My dear friend Marge couldn’t stand to see me living there and practically pulled me by the ear back to her apartment in the West End.
I moved without hesitation and I think it must have hurt Tony’s feelings. From that moment on he would always refer to my brother Patrick as his best friend. It used to hurt every time he said it.
Over the years I’ve left my notebooks, drawings by friends, films and tapes all over the city. I regret that many have been damaged by water and neglect. Here are a few pictures by Tony from that time. I used a cheap scanner. I had to scan pieces and reassemble them in PhotoShop.

The first is “Lectric Tea”. I t features my brother dinking his tea from his favorite steel glass, a sissy bar from a Stingray bike, me, Lee Bock, George Clinton, Captain Beefheart, a roll of toilet paper, and a collection of beer bottles and cans that were everywhere in our apartment.

The second is Tony looking back as I smoke a cigarette behind a tearful Annie O’Connor. Annie was the first great unrequited love of my life. I think Tony is looking at a stone sculpture of the unattainable woman.

The third is called “Don’t You Know We Need Somebody To Do Some Work In The Street!”

Click on the pictures for details.

Saturday, November 6, 2010

My Notebooks











Last week I tried to give a little background to my taste in art that led to my love of my favorite painter Remedios Varo. It was way too ambitious. I didn’t talk about her at all and I couldn’t even scratch the surface of all the people and movements that have meant so much to me.

Maybe I’ll start a new blog with each post devoted to a single painter.

I went through a lot of my old notebooks looking for Tony Patti’s drawing of his Multi-Diagonal Mighty after last week’s post. I never could find it but the sheer volume of notebooks I filled up in my youth was staggering.

Independently of each other, my friends and I all used to carry notebooks around. We’d fill them with stories, poetry, songs, plays,film scripts and art. I even made flip animations on the sides of my notebooks.
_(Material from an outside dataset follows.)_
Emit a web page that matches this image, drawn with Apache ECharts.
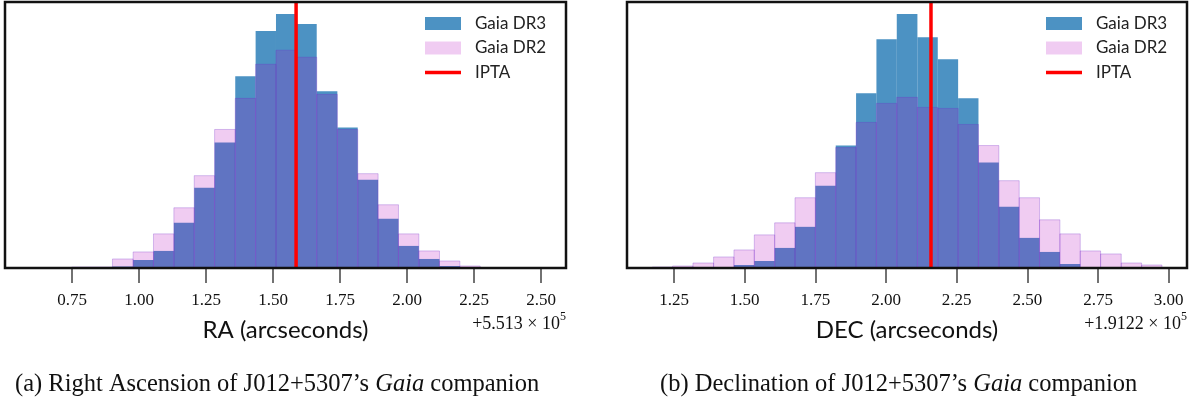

If I ever get the energy, I’ll make Flash animations out of them. I never did keep a journal, which I regret now.

We’d experiment with automatic writing. I wrote stories together with friends and we played the game “The Exquisite Corpse”.
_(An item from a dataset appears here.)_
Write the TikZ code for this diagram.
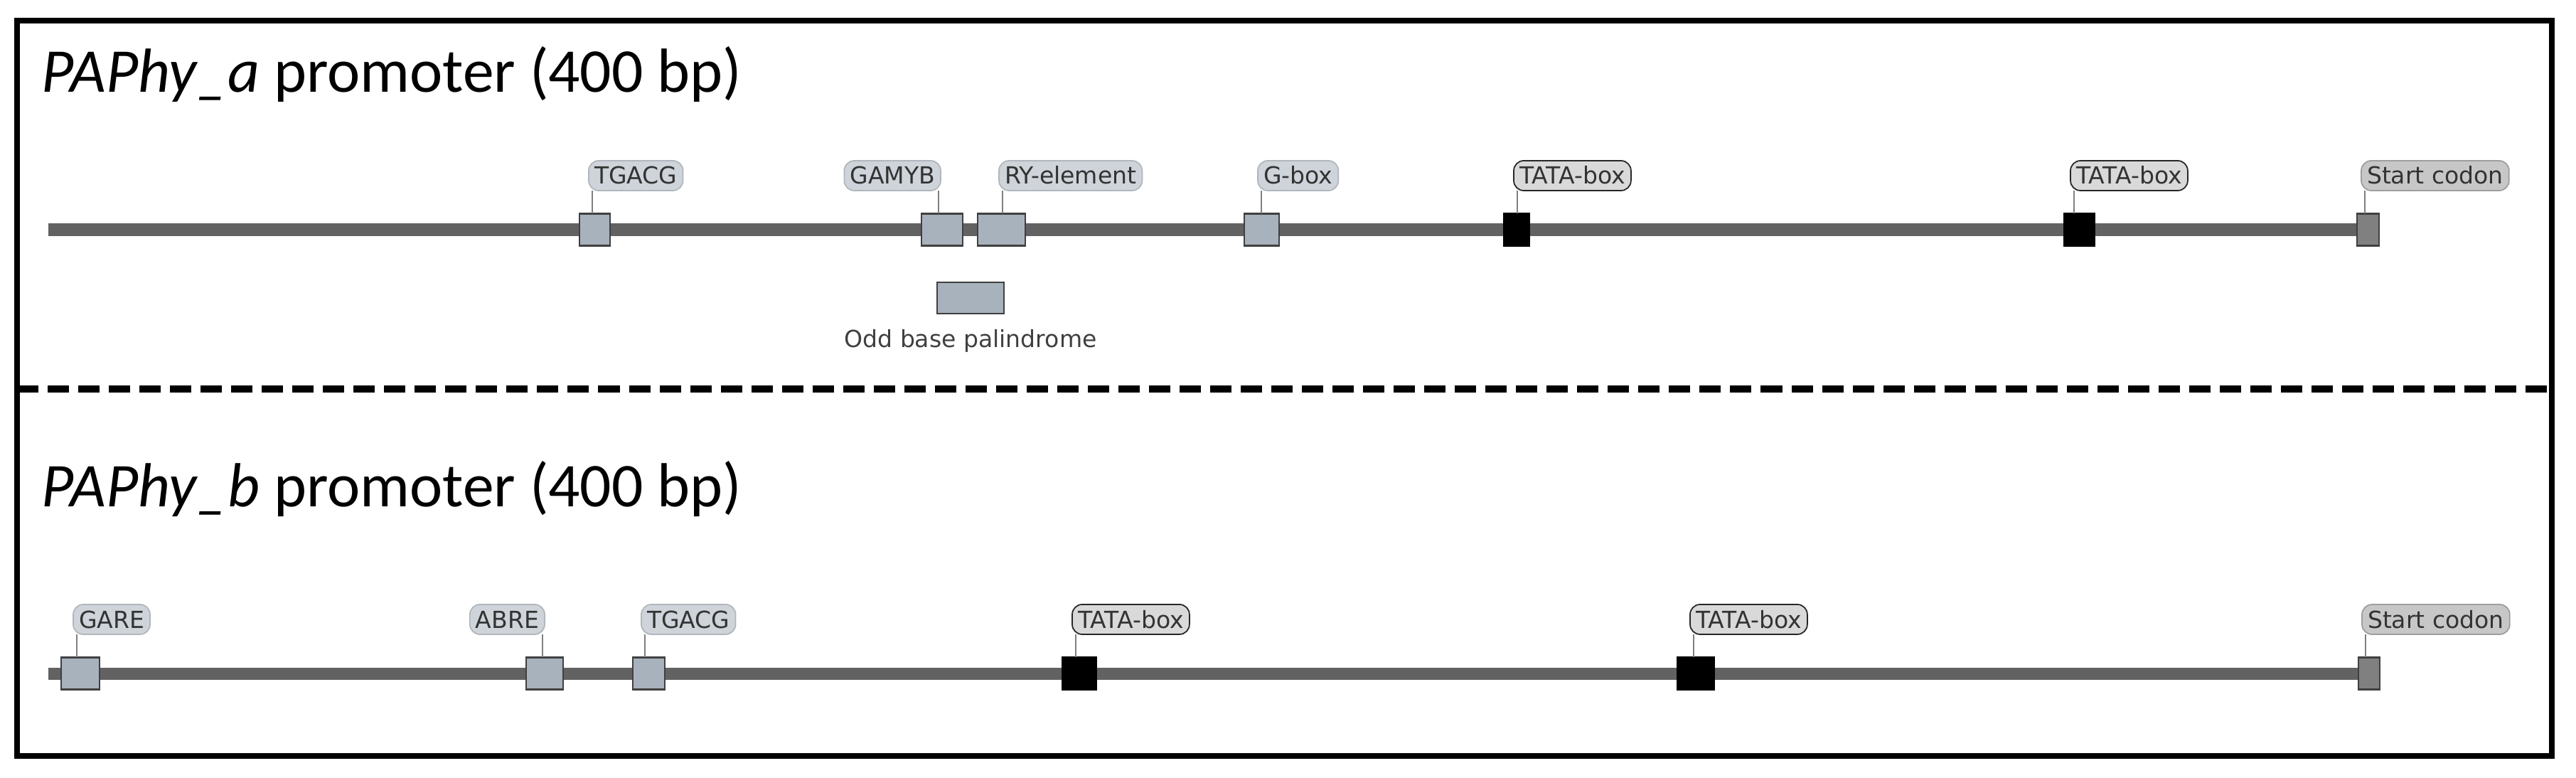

To play, one person would start a picture or story and expose the very end to the next player where they’d pick it up. The finished product could get pretty surreal and sometimes downright hysterical.
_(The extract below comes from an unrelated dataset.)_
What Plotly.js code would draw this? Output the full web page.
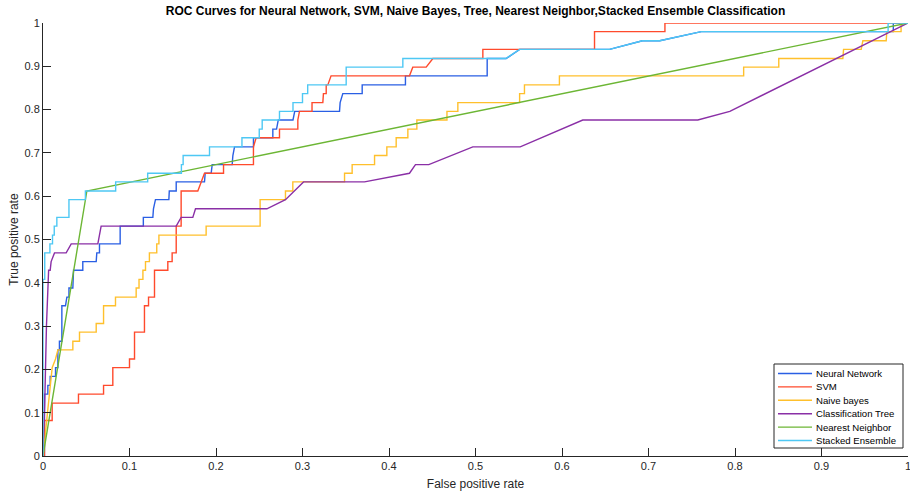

Here are pics from various notebooks---------

  1. A drawing of me bussing tables at Duff’s Restaurant around 1976 by my buddy Bill Schmidt. I used to bring home food I found in the bus pans to feed my roommate Tracy. He thought I was buying the food.
  2. A 2 page spread by my buddy Fojammi around 1977 or 1978. On second thought, it might be Bill.
  3. An imagined image of my boss Mr. Wong at the Lantern House Restaurant in University City. I used to wash pots and pans and it was almost impossible to please him. He would yell, “Too Gleasy!” Fojammi did this around 1977.
  4. Another picture of me by Tony around ’77 of ’78.
  5. A pic by Dominic around 1977. Note the penis arm.
  6. A prototype of a batik I did about God. The batik portrayed God as Louis Armstrong playing his horn. His music is all of creation. I wish I still had the batik, it turned out quite well.
  7. Another by me around ’76 “The Saliva Sisters” .
  8. Another page by Bill with 3 panels. The bottom one is a futurist druggie scolding a square. He’s telling the square to “Get Jarve”, a 2013 way to say hip done in '77. The middle panel is me in a room full of weirdo squares.
  9. A 1980 pic of some fat monster. I can’t remember who did it.
  10. The last one is a Logo Dominic was working on for our band Wax Theatricks. It’s an actor made of wax holding a flame skull. His head is also a flame. Click on them to enlarge

Swan Song Rejection


I thought my band mates would get a kick out of this. It's a very polite form letter rejection from Swan Song records, Led Zepplin's label. I found it in one of my old notebooks.